Exam habit: derive the squared or cubic conversion from the linear one whenever possible.

• This strategy is more reliable when uncommon units appear or when a question combines several conversion steps.

• Watch the size of the factor in volume questions. Cubic conversions can create very large or very small numbers, so place value errors, missing zeros, and incorrect decimal shifts are common under time pressure.

• If your answer changes only a little after converting between very different cubic units, that should prompt you to recheck the arithmetic.

• A very common mistake is to use the linear factor for area or volume. For instance, students may see $1\text{ m} = 100\text{ cm}$ and wrongly conclude $1\text{ m}^2 = 100\text{ cm}^2$, which ignores the second dimension and drastically underestimates the converted area.

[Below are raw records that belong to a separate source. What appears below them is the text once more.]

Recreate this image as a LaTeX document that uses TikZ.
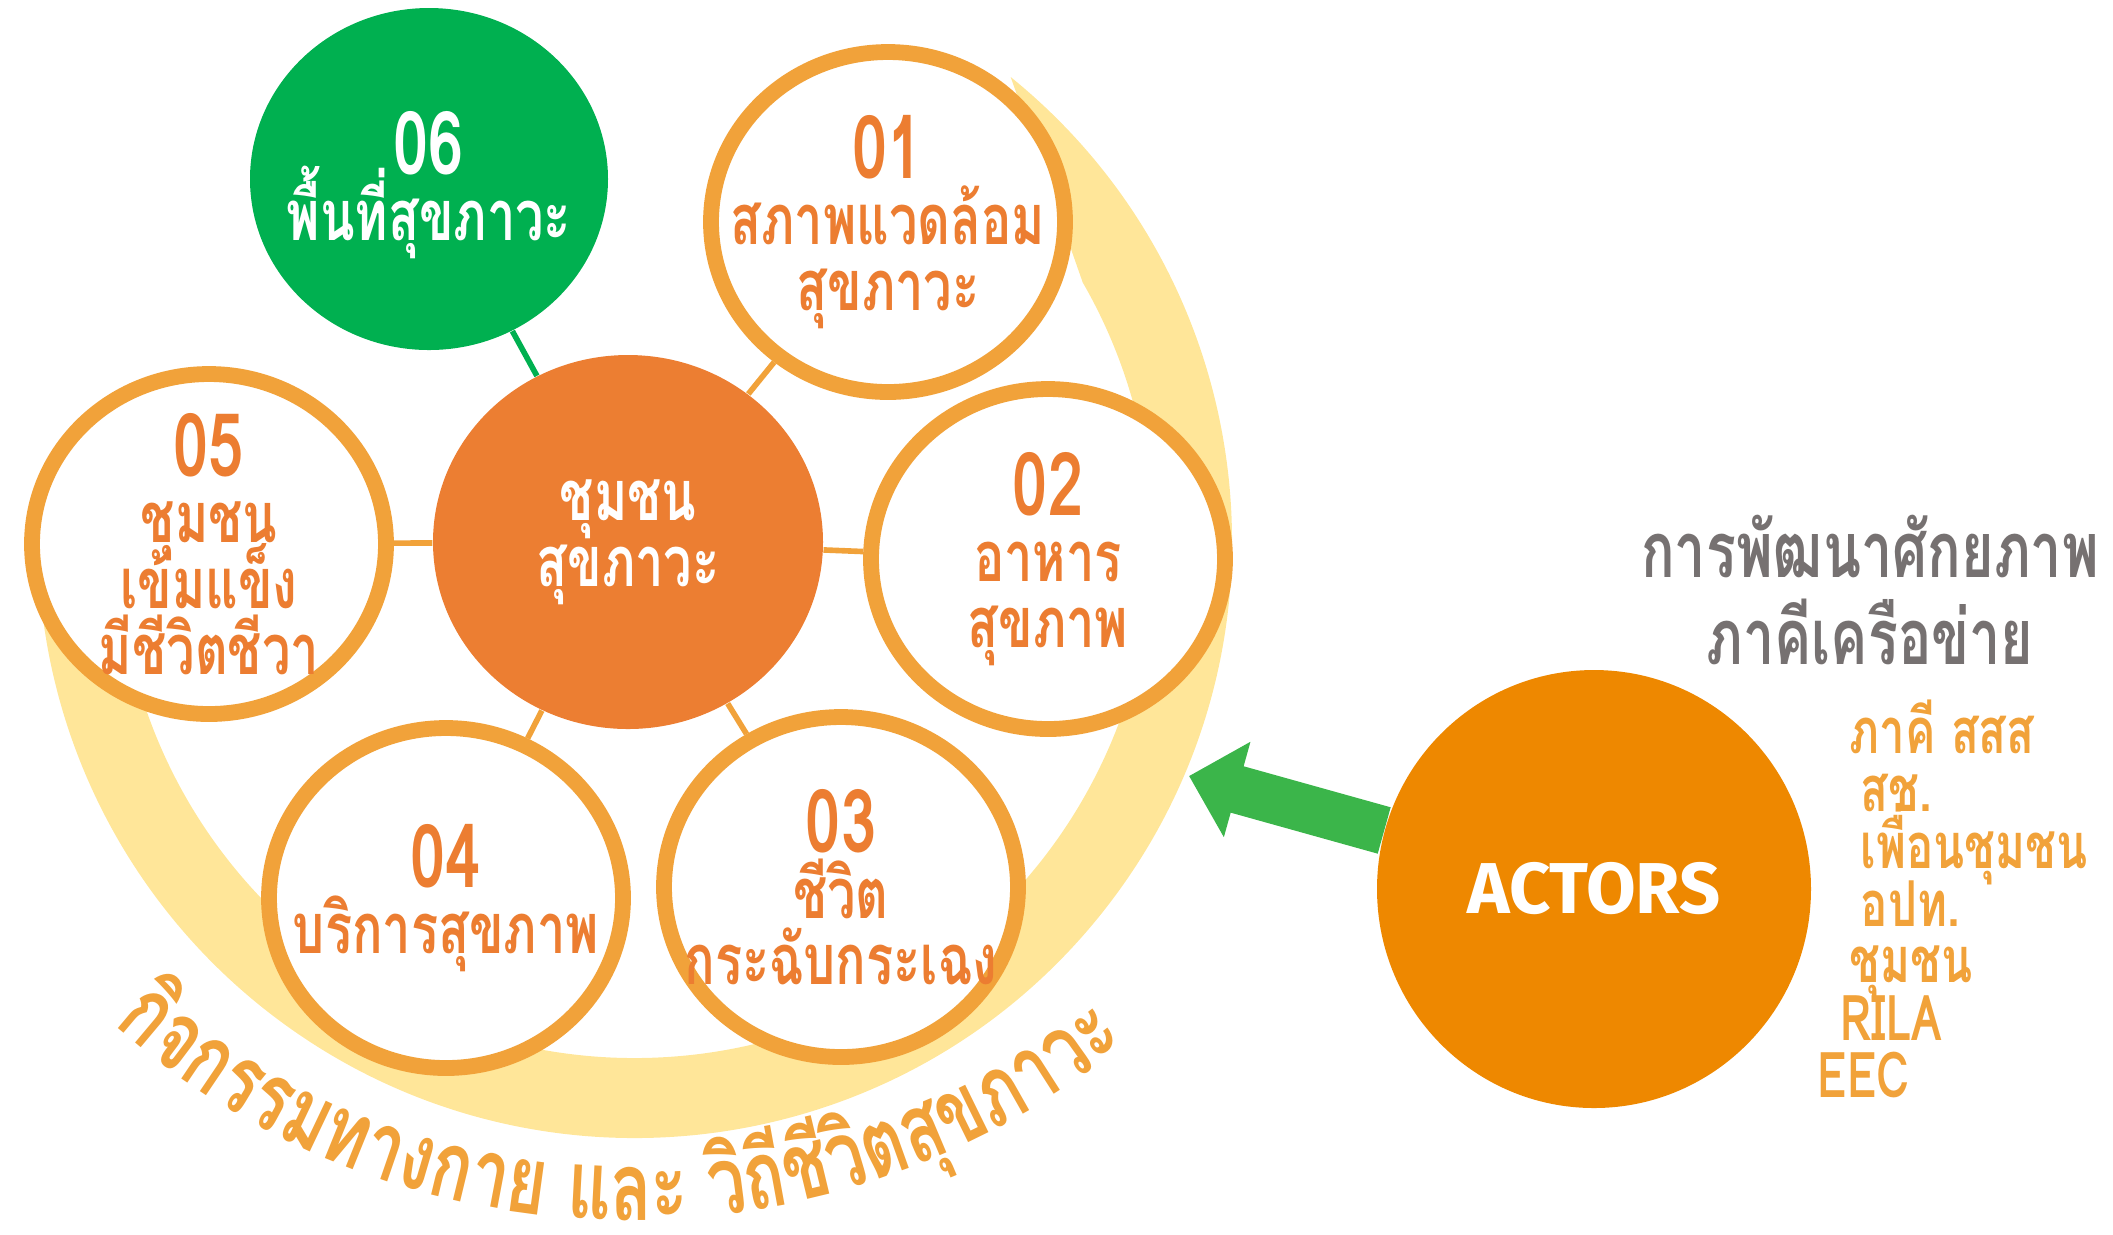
\documentclass[tikz,border=0pt]{standalone}
\usepackage{fontspec}
\newfontfamily\thaifont[Script=Thai,FakeStretch=0.72]{Loma}
\newfontfamily\dinfont{Fira Sans}
\usetikzlibrary{shapes.geometric,arrows.meta,decorations.text}

\definecolor{ringorange}{HTML}{F1A23A}
\definecolor{huborange}{HTML}{EC7E32}
\definecolor{txtorange}{HTML}{EC7D31}
\definecolor{leafgreen}{HTML}{00B050}
\definecolor{bandyellow}{HTML}{FFE699}
\definecolor{actororange}{HTML}{EE8800}
\definecolor{arrowgreen}{HTML}{3BB54A}
\definecolor{titlegray}{HTML}{767171}

\newcommand{\circfont}{\thaifont\bfseries\fontsize{20}{18.8}\selectfont\lineskiplimit=-20pt}
\newcommand{\numfont}{\fontsize{25}{18.8}\selectfont}
\newcommand{\curvetxt}{\thaifont\bfseries\fontsize{27}{27}\selectfont}

\tikzset{
  ring/.style={ellipse, draw=ringorange, line width=4.5pt, fill=white,
    minimum width=3.54cm, minimum height=3.40cm, inner sep=0pt},
  leaf/.style={ellipse, fill=leafgreen, minimum width=3.58cm, minimum height=3.42cm, inner sep=0pt},
  hub/.style={ellipse, fill=huborange, minimum width=3.90cm, minimum height=3.74cm, inner sep=0pt},
  link/.style={ringorange, line width=1.6pt},
  lbl/.style={align=center, text=txtorange, font=\circfont, inner sep=0pt},
}

\begin{document}
\begin{tikzpicture}
\useasboundingbox (0,0) rectangle (21.13,-12.34);

% yellow band behind the circles
\coordinate (bandctr) at (6.35,-5.41);
\fill[bandyellow] ([shift={(51:5.97)}]bandctr) arc[start angle=51, end angle=-175, radius=5.97]
  -- ([shift={(-175:5.17)}]bandctr) arc[start angle=-175, end angle=30, radius=5.17] -- cycle;

% circles
\node[leaf] (n06) at (4.29,-1.79) {};
\node[ring] (n01) at (8.88,-2.22) {};
\node[ring] (n05) at (2.09,-5.44) {};
\node[ring] (n02) at (10.48,-5.59) {};
\node[ring] (n04) at (4.46,-8.98) {};
\node[ring] (n03) at (8.41,-8.87) {};
\node[hub] (hub) at (6.28,-5.42) {};

% links to the hub
\draw[link, leafgreen] (hub) -- (n06);
\draw[link] (hub) -- (n01);
\draw[link] (hub) -- (n02);
\draw[link] (hub) -- (n03);
\draw[link] (hub) -- (n04);
\draw[link] (hub) -- (n05);

% labels
\node[lbl, text=white] (t06) at ([yshift=-0.06cm]n06) {{\numfont 06}\\พื้นที่สุขภาวะ};
\node[lbl] (t01) at (n01) {{\numfont 01}\\สภาพแวดล้อม\\สุขภาวะ};
\node[lbl] (t02) at (n02) {{\numfont 02}\\อาหาร\\สุขภาพ};
\node[lbl] (t03) at (n03) {{\numfont 03}\\ชีวิต\\กระฉับกระเฉง};
\node[lbl] (t04) at (n04) {{\numfont 04}\\บริการสุขภาพ};
\node[lbl] (t05) at (n05) {{\numfont 05}\\ชุมชน\\เข้มแข็ง\\มีชีวิตชีวา};
\node[lbl, text=white] (thub) at (hub) {ชุมชน\\สุขภาวะ};

% curved caption
\coordinate (arcctr) at (6.30,-4.40);
\path[decorate, decoration={text along path, text align=center, text color=ringorange,
  text={|\curvetxt|{กิ}จกรรมทางกาย และ {วิ}{ถี}{ชี}{วิ}ต{สุ}ขภาวะ}}]
  ([shift={(-136:7.80)}]arcctr) arc[start angle=-136, end angle=-46, radius=7.80];

% actors
\node[ellipse, fill=actororange, minimum width=4.34cm, minimum height=4.38cm, inner sep=0pt,
  text=white, font=\dinfont\bfseries\fontsize{20.5}{20}\selectfont] (actors) at (15.94,-8.89) {ACTORS};
\coordinate (tip) at (11.89,-7.76);
\draw[arrowgreen, line width=13.7pt, -{Triangle[length=0.5cm, width=0.96cm]}] (actors) -- (tip);

\node[align=center, text=titlegray, font=\thaifont\bfseries\fontsize{22}{25}\selectfont] (head) at (18.70,-5.90)
  {การพัฒนาศักยภาพ\\ภาคีเครือข่าย};

\foreach \txt/\x/\y [count=\i] in {ภาคี สสส/18.49/-7.53, สช./18.60/-8.11, เพื่อนชุมชน/18.60/-8.68,
  อปท./18.60/-9.26, ชุมชน/18.49/-9.82, RILA/18.40/-10.40, EEC/18.17/-10.97}
  \node[anchor=base west, inner sep=0pt, text=ringorange, font=\thaifont\bfseries\fontsize{18}{18}\selectfont]
    (m\i) at (\x,\y) {\txt};
\end{tikzpicture}
\end{document}
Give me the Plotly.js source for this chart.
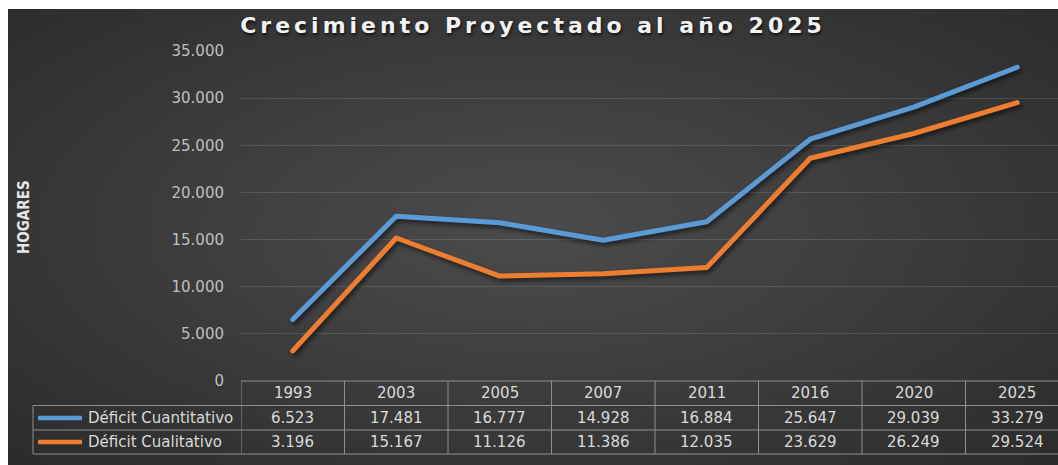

• The same issue becomes even more serious in volume, where forgetting to cube leads to errors by factors of hundreds or thousands.

• Another misconception is thinking that the power on the unit applies to the number being converted rather than to the conversion factor. If a quantity is $7\text{ m}^2$, you do not square the 7; instead, you convert the unit scale using the squared factor and then apply it to the given amount.

• This matters because the meaning of $\text{m}^2$ is built into the unit, not created afterwards by altering the measured value.

• Students also confuse unit conversion with formula use. Finding an area or volume from dimensions and then converting the result is not the same process as converting each dimension first, although both should give equivalent answers if done consistently.

• Recognizing this helps avoid mixed-unit calculations, which are a major source of avoidable mistakes.

• Squared and cubic unit conversions connect directly to geometry formulas such as $A = lw$ and $V = lwh$. These formulas show structurally why the conversion factor is squared or cubed, since each extra dimension introduces another multiplication by the same unit scale.

• This means the topic is not isolated arithmetic but a foundation for later work in mensuration, similarity, and applied measurement.

• The same ideas appear in science and engineering whenever units carry dimensions. For example, pressure uses square units in area-based denominators, density uses cubic units in volume-based denominators, and correct unit conversion is essential for meaningful calculations.

• Learning squared and cubic units well therefore supports broader quantitative reasoning, not just geometry exercises.

• There is also a strong link to scale factors in similar shapes. If lengths scale by $k$, areas scale by $k^2$ and volumes by $k^3$, which is the same dimensional principle expressed in a geometric context.

• Seeing this connection helps students unify several topics under one big idea: powers track how many dimensions are involved.